Existe esta enorme tendência de nos mostrarmos aos outros como maravilhosos, sábios, cheios de vida, adequados e com vidas perfeitas. A esperança (por vezes inconsciente) é que nos amem, nos aceitem, nos respeitem. Algures, numa infância lá longe, houve aquele momento em que percebemos que varrer para debaixo do tapete as birras e as trapalhadas seria muito mais aceitável do que mostrá-las por completo.

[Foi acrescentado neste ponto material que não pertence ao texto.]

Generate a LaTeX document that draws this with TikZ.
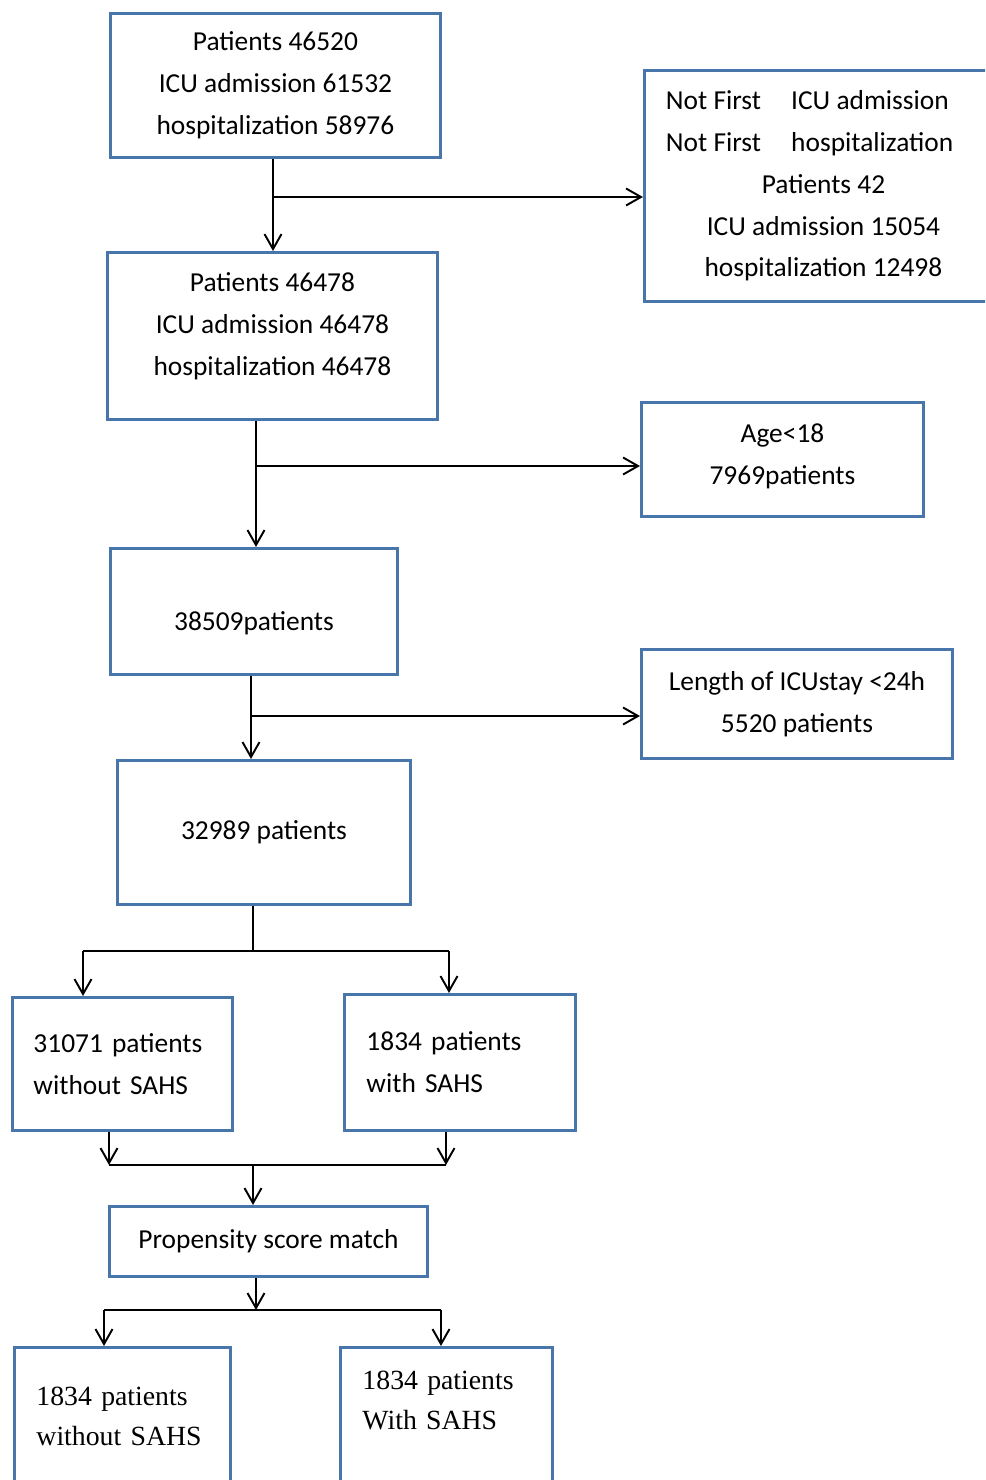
\documentclass[tikz,border=0pt]{standalone}
\usepackage{fontspec}
\setmainfont{Carlito}
\newfontfamily\timesfont{Liberation Serif}
\usetikzlibrary{arrows.meta}
\definecolor{boxblue}{RGB}{72,118,170}
\tikzset{
  box/.style={draw=boxblue, line width=1.7pt, rectangle, anchor=north west,
    align=center, inner sep=0pt, font=\fontsize{15.6pt}{23.8pt}\selectfont},
  leftbox/.style={box, align=left},
  serifbox/.style={leftbox, font=\timesfont\fontsize{15.8pt}{22.8pt}\selectfont},
  flow/.style={black, line width=1.1pt, -{Straight Barb[length=0.3cm, width=0.34cm]}},
  link/.style={black, line width=1.1pt},
}

\begin{document}
\begin{tikzpicture}[x=0.02cm, y=-0.02cm]
  % 0. page frame (boxes run off the right and lower edge)
  \useasboundingbox (0,0) rectangle (985,1480);
  \clip (0,0) rectangle (985,1480);

  % 1. selection steps
  \node[box, minimum width=6.6cm, minimum height=2.88cm] (all) at (109,12)
    {Patients 46520\\ICU admission 61532\\hospitalization 58976};
  \node[box, minimum width=7.16cm, minimum height=4.62cm] (notfirst) at (643,69)
    {\makebox[6.3cm][l]{Not First\hspace{1.1em}ICU admission}\\
     \makebox[6.3cm][l]{Not First\hspace{1.1em}hospitalization}\\
     Patients 42\\ICU admission 15054\\hospitalization 12498};
  \node[box, minimum width=6.6cm, minimum height=3.34cm, text depth=0.48cm] (first) at (106,251)
    {Patients 46478\\ICU admission 46478\\hospitalization 46478};
  \node[box, minimum width=5.64cm, minimum height=2.28cm, text depth=0.23cm] (young) at (640,401)
    {Age<18\\7969patients};
  \node[box, minimum width=5.74cm, minimum height=2.52cm, text height=0.84cm] (adult) at (109,547)
    {38509patients};
  \node[box, minimum width=6.22cm, minimum height=2.18cm] (short) at (640,648)
    {Length of ICUstay <24h\\5520 patients};
  \node[box, minimum width=5.86cm, minimum height=2.88cm] (cohort) at (116,759)
    {32989 patients};

  % 2. groups and matching
  \node[leftbox, minimum width=4.4cm, minimum height=2.66cm, text width=3.56cm] (nosahs) at (11,996)
    {31071 patients\\without SAHS};
  \node[leftbox, minimum width=4.62cm, minimum height=2.72cm, text width=3.74cm] (sahs) at (343,993)
    {1834 patients\\with SAHS};
  \node[box, minimum width=6.36cm, minimum height=1.4cm] (psm) at (108,1205)
    {Propensity score match};
  \node[serifbox, minimum width=4.32cm, minimum height=3cm, text width=3.44cm, text depth=1.04cm] (psmno) at (13,1346)
    {1834 patients\\without SAHS};
  \node[serifbox, minimum width=4.24cm, minimum height=3cm, text width=3.36cm, text depth=1.68cm] (psmyes) at (339,1346)
    {1834 patients\\With SAHS};

  % 3. exclusions branch off to the right
  \coordinate (j1) at (273,197);
  \coordinate (j2) at (256,466);
  \coordinate (j3) at (251,716);
  \draw[flow] (all.south -| j1) -- (first.north -| j1);
  \draw[flow] (j1) -- (j1 -| notfirst.west);
  \draw[flow] (first.south -| j2) -- (adult.north -| j2);
  \draw[flow] (j2) -- (j2 -| young.west);
  \draw[flow] (adult.south -| j3) -- (cohort.north -| j3);
  \draw[flow] (j3) -- (j3 -| short.west);

  % 4. split into the two groups
  \coordinate (j4) at (253,951);
  \coordinate (sl) at (83,951);
  \coordinate (sr) at (449,951);
  \draw[link] (cohort.south -| j4) -- (j4);
  \draw[link] (sl) -- (sr);
  \draw[flow] (sl) -- (nosahs.north -| sl);
  \draw[flow] (sr) -- (sahs.north -| sr);

  % 5. both groups go into the matching
  \coordinate (j5) at (253,1165);
  \coordinate (ml) at (109,1165);
  \coordinate (mr) at (446,1165);
  \draw[flow] (nosahs.south -| ml) -- (ml);
  \draw[flow] (sahs.south -| mr) -- (mr);
  \draw[link] (ml) -- (mr);
  \draw[flow] (j5) -- (psm.north -| j5);

  % 6. matched groups
  \coordinate (j6) at (256,1310);
  \coordinate (pl) at (104,1310);
  \coordinate (pr) at (441,1310);
  \draw[flow] (psm.south -| j6) -- (j6);
  \draw[link] (pl) -- (pr);
  \draw[flow] (pl) -- (psmno.north -| pl);
  \draw[flow] (pr) -- (psmyes.north -| pr);
\end{tikzpicture}
\end{document}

Somos muito mais bonitos, mais amados, mais acolhidos, se nos portarmos bem, seja lá o que isso for. Não faz mal, está tudo certo. Não há a necessidade inabalável de nos rebentarmos e aos outros com comportamentos mais descontrolados. Este processo é assim mesmo. Há que perceber quais os limites de tudo.
No entanto, algo se perde. Caminhamos numa prisão interior, com bagagens cada vez mais pesadas à medida que o tempo passe. Continuamos a sorrir como personagens inventadas, na esperança de que os outros nos aceitem. Perdemo-nos. Fragmentamo-nos.

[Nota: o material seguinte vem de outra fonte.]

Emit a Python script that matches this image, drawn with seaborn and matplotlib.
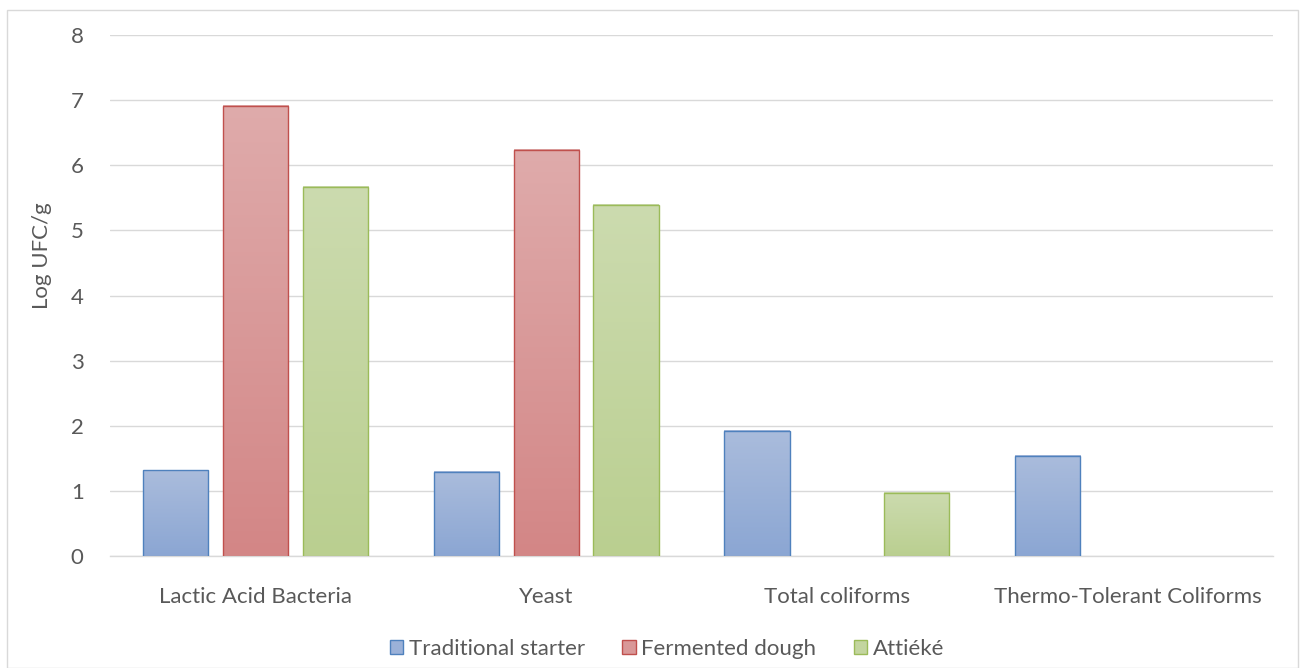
import numpy as np
import pandas as pd
import seaborn as sns
import matplotlib.pyplot as plt
from matplotlib.patches import Patch, Rectangle
from matplotlib.colors import LinearSegmentedColormap

categories = ["Lactic Acid Bacteria", "Yeast", "Total coliforms", "Thermo-Tolerant Coliforms"]
series = ["Traditional starter", "Fermented dough", "Attiéké"]
traditional_starter = [1.32, 1.29, 1.92, 1.54]
fermented_dough = [6.91, 6.24, 0.0, 0.0]
attieke = [5.67, 5.39, 0.97, 0.0]
y_ticks = [0, 1, 2, 3, 4, 5, 6, 7, 8]

top_colors = ["#aabcdc", "#dfabab", "#ccdbaf"]
bottom_colors = ["#8ba6d3", "#d38686", "#bacf90"]
mid_colors = ["#9bb1d8", "#d99898", "#c3d59f"]
edge_colors = ["#4f81bd", "#c0504d", "#9bbb59"]

rows = []
for name, vals in zip(series, [traditional_starter, fermented_dough, attieke]):
    for c, v in zip(categories, vals):
        rows.append({"category": c, "series": name, "value": v})
df = pd.DataFrame(rows)

sns.set_theme(style="white")
plt.rcParams['font.family'] = ['Lato', 'DejaVu Sans']
FS = 16

fig = plt.figure(figsize=(13.01, 6.68), dpi=100)
W, H = 1301, 668
ax = fig.add_axes([110 / W, (H - 556) / H, 1163 / W, 521 / H])

sns.barplot(data=df, x="category", y="value", hue="series", order=categories,
            hue_order=series, palette=mid_colors, width=0.825, gap=0.185,
            errorbar=None, legend=False, ax=ax)

grad = np.linspace(0, 1, 256).reshape(-1, 1)
for i, cont in enumerate(ax.containers):
    cmap = LinearSegmentedColormap.from_list(f"g{i}", [top_colors[i], bottom_colors[i]])
    for bar in cont:
        h = bar.get_height()
        if h <= 0:
            bar.set_visible(False)
            continue
        x0, w = bar.get_x(), bar.get_width()
        ax.imshow(grad, extent=[x0, x0 + w, 0, h], origin="upper", aspect="auto",
                  cmap=cmap, zorder=2, interpolation="bicubic")
        bar.set_facecolor("none")
        bar.set_edgecolor(edge_colors[i])
        bar.set_linewidth(1.0)
        bar.set_zorder(3)

ax.set_xlim(-0.5, 3.5)
ax.set_ylim(0, 8)
ax.set_yticks(y_ticks)
ax.yaxis.grid(True, color="#d9d9d9", linewidth=1.0)
ax.set_axisbelow(True)
for s in ["left", "right", "top"]:
    ax.spines[s].set_visible(False)
ax.spines["bottom"].set_color("#d9d9d9")
ax.spines["bottom"].set_linewidth(1.0)
ax.tick_params(axis="both", length=0, colors="#595959", labelsize=FS)
ax.tick_params(axis="y", pad=19)
ax.tick_params(axis="x", pad=22)
ax.set_xlabel("")
ax.set_ylabel("Log UFC/g", color="#595959", fontsize=FS)
ax.yaxis.set_label_coords(-0.05, 0.576)

handles = [Patch(facecolor=mid_colors[i], edgecolor=edge_colors[i], linewidth=1.0, label=series[i])
           for i in range(3)]
leg = fig.legend(handles=handles, loc="center", bbox_to_anchor=(667 / W, 19 / H), ncol=3,
                 frameon=False, fontsize=FS, handlelength=0.6, handleheight=0.6,
                 handletextpad=0.25, columnspacing=1.7, labelcolor="#595959")

fig.patches.append(Rectangle((7 / W, 0), 1291 / W, (H - 10) / H, transform=fig.transFigure,
                             fill=False, edgecolor="#d9d9d9", linewidth=1.0))

fig.savefig("out.png", dpi=100, facecolor="white")
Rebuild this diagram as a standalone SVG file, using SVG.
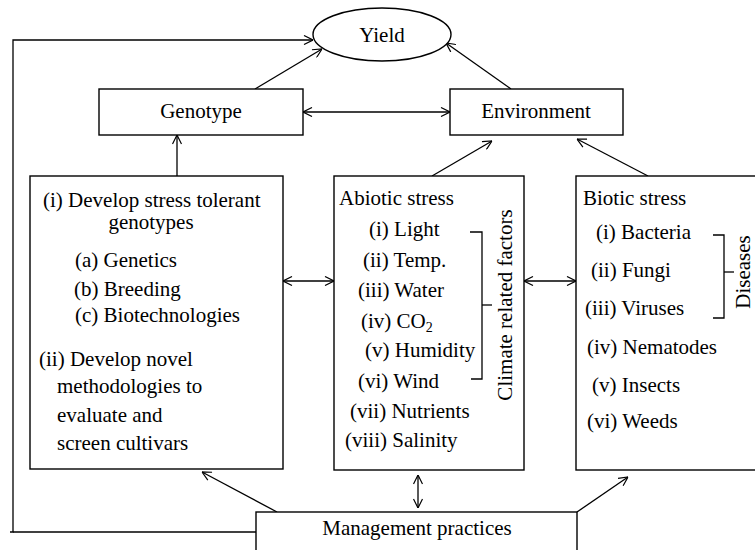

E é tão mais difícil ser inteiro. Tão mais complicado mostrarmo-nos ao outro e admitir: “Este sou eu, espero de verdade que gostes de mim. Se não gostares, deixas-me triste, mas até entendo, mas sou eu, não há nada a fazer, aqui estou para aprender.” Não é tão mais livre pensar, sentir assim? Não existe uma certa delicadeza, uma gentileza muito maior?
É leve. A gentileza é, de facto, leve. É tranquila e generosa para com os outros, mas é indispensável para nós mesmos.

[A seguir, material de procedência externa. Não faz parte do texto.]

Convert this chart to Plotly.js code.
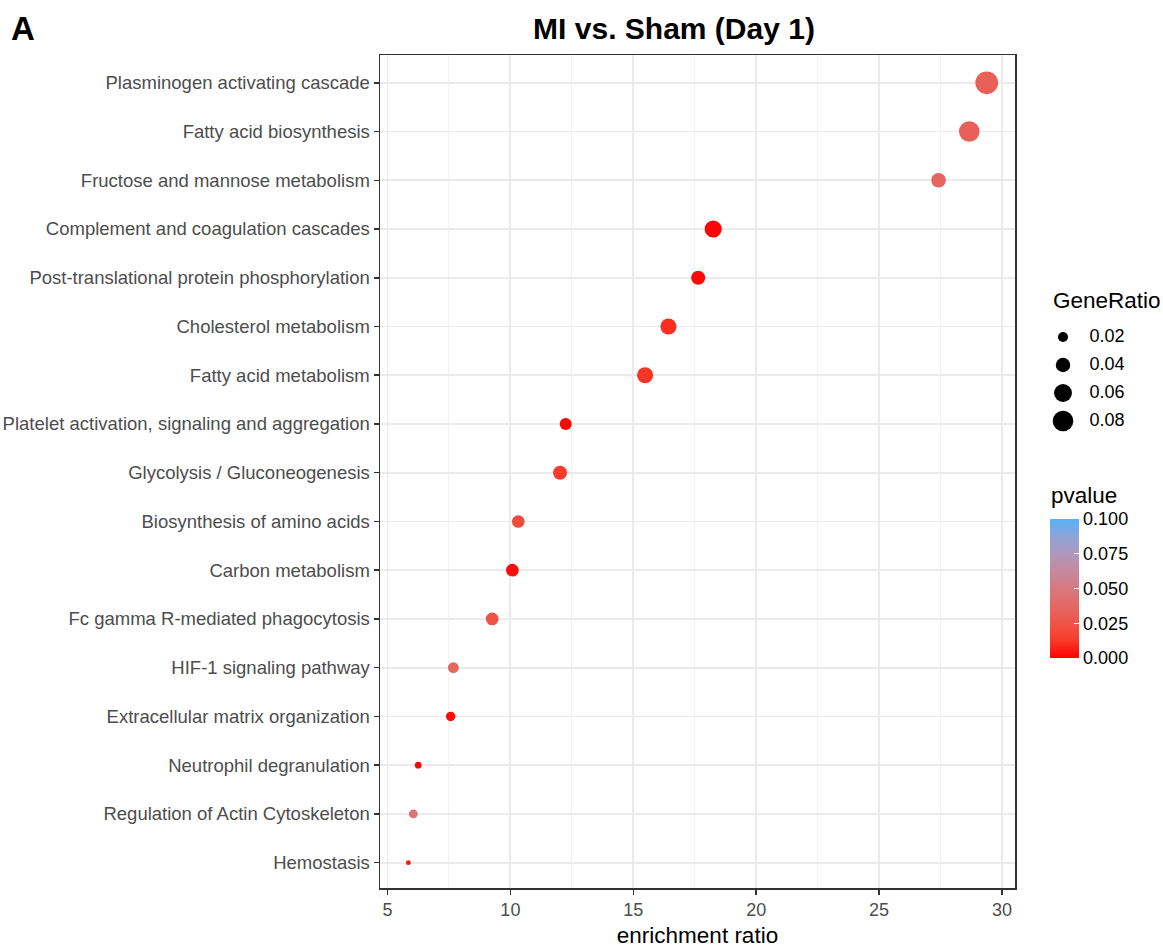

Ao longo da nossa vida, temos a certeza de que o maior dos nossos sorrisos ou actos nem sempre nos trouxeram aprovação ou foram compreendidos. Na generosidade, achámos que os outros iriam amar-nos mais, aceitar-nos incondicionalmente. Fomos aprendendo, aos poucos, que a gentileza em extrema demasia, às vezes, é sinal de egoísmo. Não vem inabalável de dentro, tem na sua essência sintomas prévios de aceitação por parte de quem a recebe.
Da mesma forma e também devagar, fomos aprendendo sobre a gentileza. De conhecer-nos, engendrar-nos, reparar-nos. De entender que por vezes o cuidador fica mais doente do que aquele de quem cuida desmesuradamente e sem limites.
Mesmo nessas estradas sinuosas que se vão percorrendo, a generosidade é arte da vida, mas a gentileza é a base, o pavimento. Com ela, podemos mostrar-nos, assumirmos quem de facto somos. Perante os outros e, acima de tudo, perante nós.
É esta gentileza, que nos permite perceber mais cobre a nossa verdade, sobre as nossas inseguranças e sobre as nossas virtudes que são apenas nossas. A coragem de sermos nós e completos.
Nada existe de mais simples e complexo que simplesmente se ser tal e qual como somos. Perante nós. Expostos aos outros. Completos. Em perfeitos fragmentos.